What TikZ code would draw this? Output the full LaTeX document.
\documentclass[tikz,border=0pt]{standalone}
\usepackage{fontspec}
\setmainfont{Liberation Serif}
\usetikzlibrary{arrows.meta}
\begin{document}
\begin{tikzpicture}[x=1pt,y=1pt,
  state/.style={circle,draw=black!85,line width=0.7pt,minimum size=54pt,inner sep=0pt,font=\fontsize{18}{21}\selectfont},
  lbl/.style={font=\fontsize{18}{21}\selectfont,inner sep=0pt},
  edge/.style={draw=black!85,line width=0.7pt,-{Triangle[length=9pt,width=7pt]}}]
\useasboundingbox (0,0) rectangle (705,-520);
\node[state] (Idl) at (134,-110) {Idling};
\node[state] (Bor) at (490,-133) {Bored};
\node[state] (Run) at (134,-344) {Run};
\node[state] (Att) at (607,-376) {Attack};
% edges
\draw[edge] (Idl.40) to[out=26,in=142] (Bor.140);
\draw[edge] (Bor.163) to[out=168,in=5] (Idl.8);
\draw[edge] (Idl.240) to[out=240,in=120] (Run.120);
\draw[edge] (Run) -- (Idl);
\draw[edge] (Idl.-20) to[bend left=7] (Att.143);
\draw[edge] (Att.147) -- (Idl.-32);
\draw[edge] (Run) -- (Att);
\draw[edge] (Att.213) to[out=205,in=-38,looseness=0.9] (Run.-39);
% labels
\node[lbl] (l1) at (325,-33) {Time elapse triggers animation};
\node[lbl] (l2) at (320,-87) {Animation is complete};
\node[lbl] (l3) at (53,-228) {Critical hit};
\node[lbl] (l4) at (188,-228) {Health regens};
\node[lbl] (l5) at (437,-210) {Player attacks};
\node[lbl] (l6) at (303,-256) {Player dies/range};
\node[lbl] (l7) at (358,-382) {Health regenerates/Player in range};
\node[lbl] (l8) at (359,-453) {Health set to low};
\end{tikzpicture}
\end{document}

######

Exercise. Would you reproduce the material above in full, exactly as given?

Worked answer.
What TikZ code would draw this? Output the full LaTeX document.
\documentclass[tikz,border=0pt]{standalone}
\usepackage{fontspec}
\setmainfont{Liberation Serif}
\usetikzlibrary{arrows.meta}
\begin{document}
\begin{tikzpicture}[x=1pt,y=1pt,
  state/.style={circle,draw=black!85,line width=0.7pt,minimum size=54pt,inner sep=0pt,font=\fontsize{18}{21}\selectfont},
  lbl/.style={font=\fontsize{18}{21}\selectfont,inner sep=0pt},
  edge/.style={draw=black!85,line width=0.7pt,-{Triangle[length=9pt,width=7pt]}}]
\useasboundingbox (0,0) rectangle (705,-520);
\node[state] (Idl) at (134,-110) {Idling};
\node[state] (Bor) at (490,-133) {Bored};
\node[state] (Run) at (134,-344) {Run};
\node[state] (Att) at (607,-376) {Attack};
% edges
\draw[edge] (Idl.40) to[out=26,in=142] (Bor.140);
\draw[edge] (Bor.163) to[out=168,in=5] (Idl.8);
\draw[edge] (Idl.240) to[out=240,in=120] (Run.120);
\draw[edge] (Run) -- (Idl);
\draw[edge] (Idl.-20) to[bend left=7] (Att.143);
\draw[edge] (Att.147) -- (Idl.-32);
\draw[edge] (Run) -- (Att);
\draw[edge] (Att.213) to[out=205,in=-38,looseness=0.9] (Run.-39);
% labels
\node[lbl] (l1) at (325,-33) {Time elapse triggers animation};
\node[lbl] (l2) at (320,-87) {Animation is complete};
\node[lbl] (l3) at (53,-228) {Critical hit};
\node[lbl] (l4) at (188,-228) {Health regens};
\node[lbl] (l5) at (437,-210) {Player attacks};
\node[lbl] (l6) at (303,-256) {Player dies/range};
\node[lbl] (l7) at (358,-382) {Health regenerates/Player in range};
\node[lbl] (l8) at (359,-453) {Health set to low};
\end{tikzpicture}
\end{document}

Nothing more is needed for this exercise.